I’ve watched it happen countless times. Someone mentions a news story. Another person responds with an opinion. A third person offers a different interpretation. At first, everyone is simply exchanging thoughts. Then someone decides that understanding isn’t enough. Someone begins trying to prove another person wrong. The shift is subtle but unmistakable.
Questions disappear. Statements become sharper. Opinions are tossed in as facts, lobbed like verbal hand grenades. Listening becomes, well, nonexistent. Instead of learning something, people prepare rebuttals. Rather than consider another perspective, they look for weaknesses to exploit. The discussion has transformed from a conversation into a debate.
If no one recognizes what’s happening, the debate quickly deteriorates into an argument. That’s when voices rise, and interruptions begin. People assign motives rather than address ideas. You’ve probably heard the phrases before. “You only think that because…” or “You’re just saying that because…” Once those words enter the discussion, the original topic has pretty much vanished. The focus becomes defending pride, identity, and ego.
The irony is that arguments rarely – more like never – change minds but usually accomplish the opposite. The harder people push, the more firmly others cling to their existing beliefs. Nobody wants to feel cornered, embarrassed, or dismissed. Even when valid points are being made, they’re lost beneath the emotional weight of the conflict.
Some of the best conversations I’ve ever had ended with complete disagreement. Nobody switched sides. Nobody waved a white flag. Nobody declared victory. Yet both people walked away with a better understanding of how the other saw the world. That’s not failure. That’s success.
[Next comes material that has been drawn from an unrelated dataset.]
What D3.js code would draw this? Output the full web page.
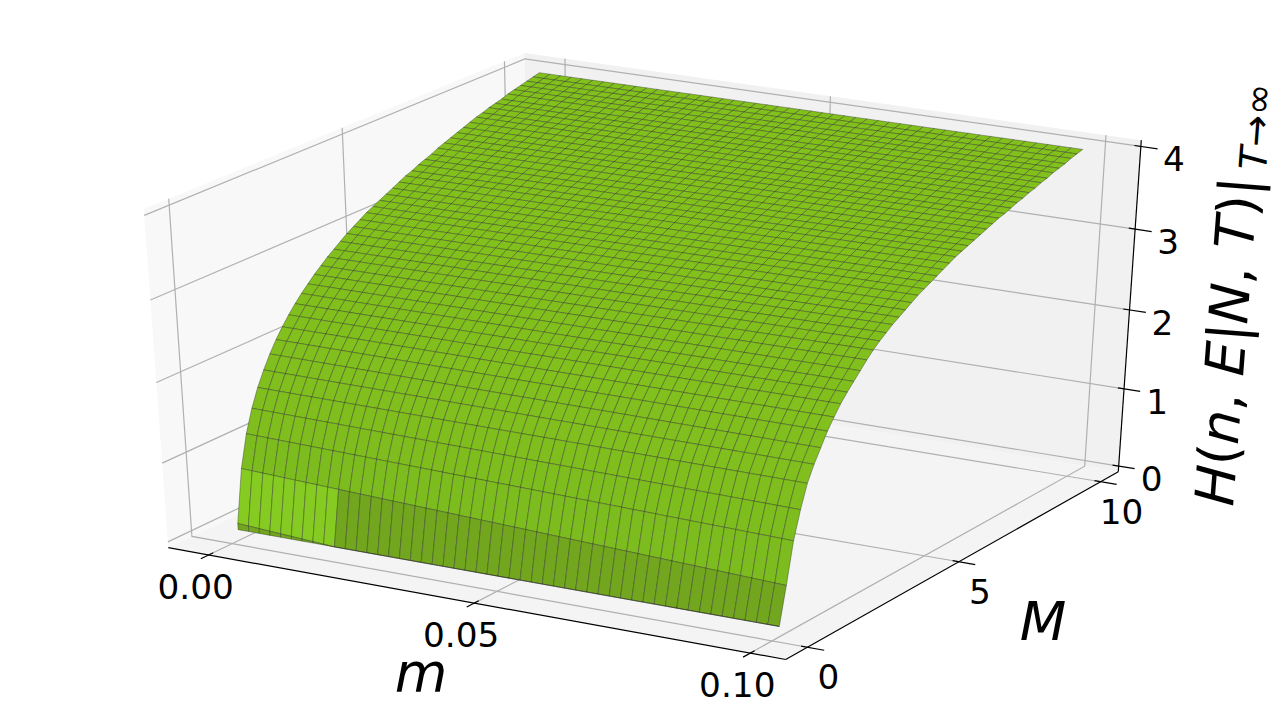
<!DOCTYPE html>
<html><head><meta charset="utf-8">
<script src="https://cdnjs.cloudflare.com/ajax/libs/d3/7.8.5/d3.min.js"></script>
<style>html,body{margin:0;padding:0;background:#fff;overflow:hidden}svg{display:block}
text{font-family:"DejaVu Sans";fill:#000}</style></head><body>
<svg id="c" width="1280" height="703"></svg>
<script>
// ---------- data ----------
const mTicks = [0, 0.05, 0.10];
const mTickLabels = ["0.00", "0.05", "0.10"];
const MTicks = [0, 5, 10];
const MTickLabels = ["0", "5", "10"];
const HTicks = [0, 1, 2, 3, 4];
const HTickLabels = ["0", "1", "2", "3", "4"];
const columnCount = 50;
const mFirst = -0.0015, mLast = 0.0989;
const MFirst = 0.42, MStep = 0.201;
// height of each grid row along the first-m edge and the last-m edge (index = row above the front strip)
const heightLeftEdge = [0.08,0.74,1.14,1.42,1.64,1.82,1.98,2.12,2.24,2.35,2.45,2.54,2.62,2.70,2.77,2.84,2.90,2.96,3.02,3.07,3.12,3.17,3.21,3.25,3.29,3.33,3.37,3.41,3.44,3.48,3.51,3.54,3.58,3.61,3.64,3.67,3.70,3.73,3.76,3.78,3.81,3.83,3.85,3.88,3.90,3.92,3.94,3.96,3.98];
const heightRightEdge = [0,0.47,0.98,1.32,1.60,1.79,1.95,2.11,2.24,2.36,2.46,2.55,2.64,2.73,2.81,2.88,2.94,3.00,3.05,3.10,3.15,3.20,3.24,3.28,3.32,3.36,3.40,3.44,3.47,3.50,3.53,3.56,3.59,3.62,3.65,3.67,3.70,3.73,3.75,3.78,3.80,3.83,3.85,3.88,3.90,3.92,3.95,3.97,3.99];
const foldColumn = 9;           // the front strip closes and the dark band starts here
const colours = {steep:"#7dbc1e", flat:"#82c11c", lit:"#85cb22", dark:"#72a61f", edge:"rgba(30,30,30,0.6)",
  paneX:"#f8f8f8", paneY:"#f1f1f1", paneZ:"#f4f4f4", grid:"#b0b0b0"};

// ---------- camera (elev 30, azim -60, dist 10) ----------
const elev = 30*Math.PI/180, azim = -60*Math.PI/180, dist = 10, boxZ = 0.975;
const w = [Math.cos(elev)*Math.cos(azim), Math.cos(elev)*Math.sin(azim), Math.sin(elev)];
const u = [-Math.sin(azim), Math.cos(azim), 0];
const v = [w[1]*u[2]-w[2]*u[1], w[2]*u[0]-w[0]*u[2], w[0]*u[1]-w[1]*u[0]];
const dot=(a,b)=>a[0]*b[0]+a[1]*b[1]+a[2]*b[2];
function camera(p){
  const q=[p[0]-.5,p[1]-.5,(p[2]-.5)*boxZ];
  const f=dist/(dist-dot(w,q));
  return [dot(u,q)*f,dot(v,q)*f];
}
const sx = d3.scaleLinear().domain([camera([0,0,0])[0],camera([1,1,0])[0]]).range([168.3,1118.3]);
const sy = d3.scaleLinear().domain([camera([0,0,0])[1],camera([1,0,0])[1]]).range([547.7,659.5]);
const xF = d3.scaleLinear().domain([0,0.1]).range([0.068,0.945]);
const yF = d3.scaleLinear().domain([0,10]).range([0.061,0.943]);
const zF = d3.scaleLinear().domain([0,4]).range([0.018,0.982]);
const cube = p => { const c=camera(p); return [sx(c[0]),sy(c[1])]; };
const world = (m,M,H) => cube([xF(m),yF(M),zF(H)]);
const line = d3.line();
const svg = d3.select("#c");

// ---------- panes ----------
const panes = [
 {c:colours.paneX,p:[[0,0,0],[0,1,0],[0,1,1],[0,0,1]]},
 {c:colours.paneY,p:[[0,1,0],[1,1,0],[1,1,1],[0,1,1]]},
 {c:colours.paneZ,p:[[0,0,0],[1,0,0],[1,1,0],[0,1,0]]}];
svg.append("g").selectAll("path").data(panes).join("path")
  .attr("d",d=>line(d.p.map(cube))+"Z").attr("fill",d=>d.c);

// ---------- grid ----------
const gridSegs=[];
mTicks.forEach(t=>{const x=xF(t);gridSegs.push([[x,0,0],[x,1,0],[x,1,1]]);});
MTicks.forEach(t=>{const y=yF(t);gridSegs.push([[1,y,0],[0,y,0],[0,y,1]]);});
HTicks.forEach(t=>{const z=zF(t);gridSegs.push([[0,0,z],[0,1,z],[1,1,z]]);});
svg.append("g").selectAll("path").data(gridSegs).join("path")
  .attr("d",d=>line(d.map(cube))).attr("fill","none").attr("stroke",colours.grid).attr("stroke-width",1.2);

// ---------- axes ----------
const axisSegs=[[[0,0,0],[1,0,0]],[[1,0,0],[1,1,0]],[[1,1,0],[1,1,1]]];
mTicks.forEach(t=>{const x=xF(t);axisSegs.push([[x,-0.02,0],[x,0.012,0]]);});
MTicks.forEach(t=>{const y=yF(t);axisSegs.push([[0.99,y,0],[1.026,y,0]]);});
HTicks.forEach(t=>{const z=zF(t);axisSegs.push([[0.99,1,z],[1.026,1,z]]);});
svg.append("g").selectAll("path").data(axisSegs).join("path")
  .attr("d",d=>line(d.map(cube))).attr("fill","none").attr("stroke","#000").attr("stroke-width",1.2);

// ---------- surface ----------
const mScale = d3.scaleLinear().domain([0,columnCount-1]).range([mFirst,mLast]);
const tScale = d3.scaleLinear().domain([0,columnCount-1]).range([0,1]);
const liftScale = d3.scaleLinear().domain([0,foldColumn]).range([heightLeftEdge[0],0]).clamp(true);
const rise = d3.scaleLinear().domain([0.02,0.4]).range([colours.flat,colours.steep]).clamp(true);
// row -1 is the front edge itself, row 0 sits on top of it
function vertex(r,c){
  const M = MFirst+MStep*Math.max(r,0);
  let H;
  if(r<0) H=0; else if(r===0) H=liftScale(c);
  else H=heightLeftEdge[r]+(heightRightEdge[r]-heightLeftEdge[r])*tScale(c);
  return {M,H,pt:world(mScale(c),M,H)};
}
const faces=[];
for(let r=heightLeftEdge.length-2;r>=-1;r--){
  for(let c=0;c<columnCount-1;c++){
    const a=vertex(r,c),b=vertex(r,c+1),d=vertex(r+1,c+1),e=vertex(r+1,c);
    let col;
    if(r===-1) col=colours.dark;
    else if(r===0) col=c<foldColumn?colours.lit:colours.dark;
    else col=rise(((d.H-a.H)+(e.H-b.H))/2);
    faces.push({pts:[a.pt,b.pt,d.pt,e.pt],col});
  }
}
svg.append("g").selectAll("path").data(faces).join("path")
  .attr("d",d=>line(d.pts)+"Z").attr("fill",d=>d.col)
  .attr("stroke",colours.edge).attr("stroke-width",0.6).attr("stroke-linejoin","round");

// ---------- tick labels ----------
function tickText(vals,labels,pos,dx,dy){
  svg.append("g").selectAll("text").data(vals).join("text")
    .attr("x",(d)=>pos(d)[0]+dx).attr("y",(d)=>pos(d)[1]+dy)
    .attr("text-anchor","middle").attr("dominant-baseline","central")
    .attr("font-size",34.3).text((d,i)=>labels[i]);
}
tickText(mTicks,mTickLabels,t=>cube([xF(t),0,0]),-13,32);
tickText(MTicks,MTickLabels,t=>cube([1,yF(t),0]),21,30);
tickText(HTicks,HTickLabels,t=>cube([1,1,zF(t)]),33,13);

// ---------- axis titles ----------
svg.append("text").attr("x",421).attr("y",691).attr("text-anchor","middle").attr("font-size",54).attr("font-style","oblique").text("m");
svg.append("text").attr("x",1043).attr("y",640).attr("text-anchor","middle").attr("font-size",54).attr("font-style","oblique").text("M");
const title=svg.append("text").attr("transform","translate(1233,507) rotate(-85.6)").attr("font-size",54);
[["H",1],["(",0],["n",1],[", ",0],["E",1],["|",0],["N",1],[", ",0],["T",1],[")",0],["|",0]].forEach(([s,o])=>{
  title.append("tspan").attr("font-style",o?"oblique":"normal").text(s);
});
title.append("tspan").attr("font-size",38).attr("font-style","oblique").attr("dx",8).attr("dy",7).text("T");
title.append("tspan").attr("font-size",38).text("→∞");
</script></body></html>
Understanding doesn’t require agreement. It doesn’t require compromise on deeply held principles. It simply requires that we recognize that intelligent people can reach different conclusions based on their experience. When we approach disagreement with curiosity instead of combativeness, we create opportunities to learn something new.
Communities depend on that ability. Families depend on it even more. If every disagreement becomes a contest, relationships eventually become casualties. People stop talking. Gatherings become tense. Entire subjects become off-limits because nobody trusts anyone else to listen.
The older I get, the less interested I am in winning debates. Winning is temporary. The satisfaction lasts about as long as the next disagreement. Understanding, however, has lasting value. It strengthens relationships, broadens perspectives, and creates opportunities for cooperation even when agreement remains impossible.
Disagreement is healthy. But what we need are fewer debates disguised as conversations. One builds bridges while the other draws battle lines. In the end, conversations create the possibility of resolution because people are working toward understanding. Debates create division because people are working toward victory. That’s a difference worth remembering.